Essen-Holsterhausen. Der Bürgerbund Holsterhausen hatte zu einem Stadtteilspaziergang durch das Malerviertel eingeladen. Die Teilnehmer erfuhren Details aus den Bereichen Geschichte und Kunst. Weitere Exkursionen dieser Art sollen folgen.
Sie wollte eigentlich nur kurz einen Brief einwerfen. Auf dem Weg zum Briefkasten begegnet Irmgard Schilling dann aber einer zehnköpfigen Gruppe, die am Stadtteilspaziergang durch das Malerviertel teilnimmt. Und schon schließt sich die 72-Jährige spontan an. „Ich bin in Holsterhausen geboren, habe immer hier gelebt. Da ist das Interesse an der Geschichte natürlich groß“, erzählt Irmgard Schilling.
Die Kunstinteressierten, aber auch Stadtteilpatrioten, folgten der Einladung des Holsterhauser Bürgerbundes und begeben sich zu Fuß auf die Spuren bekannter Künstler, denen der Stadtteil viele Straßennamen zu verdanken hat. Genau genommen sind es 32 Straßen, die auf diverse Maler hinweisen. Aldegrever, Dürer, von Gebhardt, Bruyn, Holbein, Krauss, Rubens oder Schongauer – um nur einige zu nennen. Beim ersten Spaziergang dieser Art stehen zunächst nur fünf im Fokus: Albrecht Dürer, Barthel Bruyn, Raffael, Hans Holbein und Martin Schongauer. „Allesamt bedeutende Maler, die etwa in der gleichen Zeit lebten. In der Renaissance, so im 15./16. Jahrhundert“, wie Exkursionsleiterin Rita Sander informiert.
Bevor es um die Künstler geht, erzählt Sander, ehrenamtliche Mitarbeiterin des Folkwang Museums, aber zunächst etwas über die Geschichte Holsterhausens. Dass sich der Name aus den einstigen „Holstern“, die früher in den hiesigen Wäldern „hausten“ ableitet, ist für manch einen Spaziergangsteilnehmer neu. Ebenso die Tatsache, dass sich der damalige Oberbürgermeister Erich Zweigert im Jahre 1901 gemeinsam mit der Firma Krupp dafür einsetzte, die Dreibauernschaft Frohnhausen, Altendorf und Holsterhausen zu Essen einzugemeinden, wie Rita Sander berichtet. „Erst da konnte Krupp behaupten, zu Essen zu gehören“, so Sander.
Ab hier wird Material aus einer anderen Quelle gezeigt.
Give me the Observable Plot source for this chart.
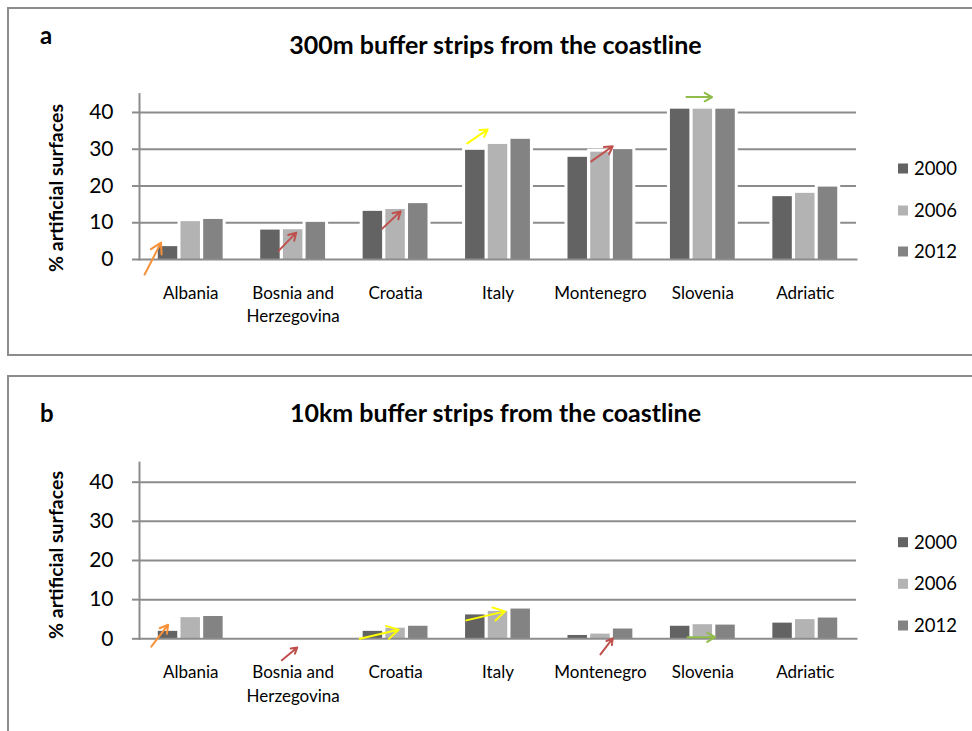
<!DOCTYPE html>
<html><head><meta charset="utf-8">
<script src="https://cdn.jsdelivr.net/npm/d3@7"></script>
<script src="https://cdn.jsdelivr.net/npm/@observablehq/plot@0.6"></script>
<style>
body{margin:0;background:#fff;font-family:Lato,sans-serif;}
#page{position:relative;width:972px;height:731px;overflow:hidden;background:#fff;}
.frame{position:absolute;border:2px solid #8c8c8c;box-sizing:border-box;}
.panel{position:absolute;left:0;}
.panel svg{overflow:visible;}
</style></head><body><div id="page"></div>
<script>
// ---- data ----
const countries = ["Albania","Bosnia and Herzegovina","Croatia","Italy","Montenegro","Slovenia","Adriatic"];
const tickLabels = ["Albania","Bosnia and\nHerzegovina","Croatia","Italy","Montenegro","Slovenia","Adriatic"];
const years = ["2000","2006","2012"];
const yTicks = [0,10,20,30,40];

// panel a: 300m buffer
const a2000 = [3.5, 8.0, 13.1, 29.7, 27.8, 40.9, 17.1];
const a2006 = [10.3, 8.1, 13.6, 31.3, 29.2, 40.9, 18.0];
const a2012 = [10.9, 10.1, 15.2, 32.7, 29.9, 40.9, 19.7];
// panel b: 10km buffer
const b2000 = [1.9, null, 1.9, 6.1, 0.85, 3.2, 4.0];
const b2006 = [5.4, null, 2.7, 7.0, 1.2, 3.6, 4.9];
const b2012 = [5.7, null, 3.2, 7.6, 2.5, 3.5, 5.3];

// trend arrows (group offset / value units)
const trendColors = {strong:"#f7923a", increase:"#c0504d", moderate:"#ffff00", stable:"#8fbc4a"};
const arrowsA = [
  {country:"Albania", trend:"strong", o1:-0.45, o2:-0.29, v1:-4.1, v2:4.6},
  {country:"Bosnia and Herzegovina", trend:"increase", o1:-0.14, o2:0.03, v1:2.4, v2:7.3},
  {country:"Croatia", trend:"increase", o1:-0.13, o2:0.05, v1:8.4, v2:13.1},
  {country:"Italy", trend:"moderate", o1:-0.30, o2:-0.10, v1:31.6, v2:35.4},
  {country:"Montenegro", trend:"increase", o1:-0.09, o2:0.12, v1:26.7, v2:30.8},
  {country:"Slovenia", trend:"stable", o1:-0.16, o2:0.09, v1:44.2, v2:44.2}
];
const arrowsB = [
  {country:"Albania", trend:"strong", o1:-0.385, o2:-0.22, v1:-2.0, v2:3.6},
  {country:"Bosnia and Herzegovina", trend:"increase", o1:-0.11, o2:0.04, v1:-5.5, v2:-2.2},
  {country:"Croatia", trend:"moderate", o1:-0.35, o2:0.03, v1:0.0, v2:2.3},
  {country:"Italy", trend:"moderate", o1:-0.31, o2:0.07, v1:4.7, v2:7.0},
  {country:"Montenegro", trend:"increase", o1:0.0, o2:0.12, v1:-4.0, v2:0.1},
  {country:"Slovenia", trend:"stable", o1:-0.15, o2:0.12, v1:0.4, v2:0.4}
];

// ---- style ----
const barColors = ["#636363","#b3b3b3","#838383"];
const gridColor = "#8c8c8c";
const yearOffset = [-0.2216, 0, 0.2216];
const barHalf = 0.095;

function rowsFor(s0, s1, s2) {
  const series = [s0, s1, s2];
  return countries.flatMap((c, i) => years.map((y, j) => ({country:c, i, year:y, j, value: series[j][i]})))
    .filter(d => d.value != null);
}

const page = document.getElementById("page");
function addFrame(top, height) {
  const f = document.createElement("div");
  f.className = "frame";
  Object.assign(f.style, {left:"7px", top: top+"px", width:"1000px", height: height+"px"});
  page.appendChild(f);
}
addFrame(7, 349);
addFrame(375, 420);

function makePanel({top, height, marginTop, marginBottom, rows, arrows, letter, title, letterY, titleY, labelY, legendY}) {
  const idx = c => countries.indexOf(c);
  const plot = Plot.plot({
    width: 972, height,
    marginLeft: 139, marginRight: 116, marginTop, marginBottom,
    style: {background:"transparent", fontFamily:"Lato, sans-serif", color:"#000", overflow:"visible"},
    x: {type:"linear", domain:[-0.5, 6.5], axis:null},
    y: {domain:[0, 45], axis:null},
    color: {type:"identity"},
    marks: [
      Plot.gridY([10,20,30,40], {stroke:gridColor, strokeOpacity:1, strokeWidth:2}),
      Plot.rect(rows, {x1: d => d.i + yearOffset[d.j] - barHalf, x2: d => d.i + yearOffset[d.j] + barHalf,
        y1: 0, y2: "value", fill: "#ffffff", insetLeft:-3, insetRight:-3, insetTop:-3}),
      Plot.rect(rows, {x1: d => d.i + yearOffset[d.j] - barHalf, x2: d => d.i + yearOffset[d.j] + barHalf,
        y1: 0, y2: "value", fill: d => barColors[d.j]}),
      Plot.frame({anchor:"left", stroke:gridColor, strokeWidth:2}),
      Plot.frame({anchor:"bottom", stroke:gridColor, strokeWidth:2}),
      Plot.axisY({ticks: yTicks, tickSize:7, tickPadding:19, fontSize:21, stroke:gridColor, strokeWidth:2,
        fill:"#000", label:null, tickFormat: d => String(d)}),
      Plot.axisX({ticks: d3.range(countries.length), tickFormat: i => tickLabels[i], tickSize:0, tickPadding:23,
        fontSize:17, lineHeight:1.37, fill:"#000", label:null}),
      Plot.arrow(arrows, {x1: d => idx(d.country) + d.o1, x2: d => idx(d.country) + d.o2, y1:"v1", y2:"v2",
        stroke: d => trendColors[d.trend], strokeWidth:2, headLength:10, headAngle:60})
    ]
  });
  const svg = d3.select(plot);
  svg.append("text").attr("x", 40).attr("y", letterY).attr("text-anchor", "start").attr("font-size", 24).attr("font-weight", "bold")
    .attr("font-family", "Lato, sans-serif").attr("fill", "#000").text(letter);
  svg.append("text").attr("x", 495.5).attr("y", titleY).attr("text-anchor", "middle").attr("font-size", 25)
    .attr("font-weight", "bold").attr("font-family", "Lato, sans-serif").attr("fill", "#000").text(title);
  svg.append("text").attr("transform", `translate(55,${labelY}) rotate(-90)`).attr("text-anchor", "middle")
    .attr("dominant-baseline", "central").attr("font-size", 19.5).attr("font-weight", "bold")
    .attr("font-family", "Lato, sans-serif").attr("fill", "#000").text("% artificial surfaces");
  const lg = svg.append("g");
  years.forEach((y, j) => {
    lg.append("rect").attr("x", 898).attr("y", legendY[j] - 4.5).attr("width", 10).attr("height", 10).attr("fill", barColors[j]);
    lg.append("text").attr("x", 914).attr("y", legendY[j]).attr("text-anchor", "start").attr("dominant-baseline", "central")
      .attr("font-size", 18.5).attr("font-family", "Lato, sans-serif").attr("fill", "#000").text(y);
  });
  const div = document.createElement("div");
  div.className = "panel";
  div.style.top = top + "px";
  div.appendChild(plot);
  page.appendChild(div);
}

makePanel({top:0, height:355, marginTop:93.6, marginBottom:96, rows: rowsFor(a2000, a2006, a2012), arrows: arrowsA,
  letter:"a", title:"300m buffer strips from the coastline", letterY:44, titleY:53.5, labelY:188, legendY:[168,210,251]});
makePanel({top:370, height:361, marginTop:92.1, marginBottom:92.7, rows: rowsFor(b2000, b2006, b2012), arrows: arrowsB,
  letter:"b", title:"10km buffer strips from the coastline", letterY:52.3, titleY:51.7, labelY:185, legendY:[171.7,213.3,255]});
</script></body></html>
Etwa zu dieser Zeit, so weiß Sander, entschied auch ein Gremium, den Straßen die Künstlernamen zu verleihen. Eher willkürlich sei das passiert. Genauso wie man andere Straßen in der Umgebung nach Juristen benannte, wie zum Beispiel Savigny, Pape oder Planck. „Oh“, so wundert sich eine Spaziergängerin mit zwei Hunden an der Leine. „Ich dachte, Savigny wäre ein Feldherr gewesen.“ Wieder etwas dazu gelernt.
Vom Treffpunkt an der St. Mariä Empfängnis Kirche geht es für die Gruppe dann direkt zum ersten Maler: Hans Holbein, der vor allem durch den Realismus in seinen Bildern begeisterte. Seine Werke, so heißt es, seien die Vorläufer zur Fotografie gewesen.
Auf Holbein folgt Barthel Bruyn, dessen Name oft falsch ausgesprochen wird, wie auch Irmgard Schilling weiß: „Viele sprechen den Namen ,Brühn’ aus, dabei wird er ,Breun’ ausgesprochen“, weiß die Ur-Holsterhauserin. Neu ist einigen hingegen, dass Bruyn zwischen 1522 und 1525 für den Essener Damenstift ein Altargemälde vollbrachte und zudem noch heute zwei großformatige Altartafeln im Essener Dom zu besichtigen sind. Der rund einstündige Spaziergang wird schnell zu einer Mischung aus Kunst- und Geschichtsunterricht unter freiem Himmel und endet mit einem Besuch in der Galerie Christian Gnaß an der Papestraße sowie im Atelier Ikosaeder. Eine Fortsetzung hält Renate Wagner vom Holsterhauser Bürgerbund nicht ausgeschlossen. Immerhin sollen auch die anderen 27 Maler noch besprochen werden.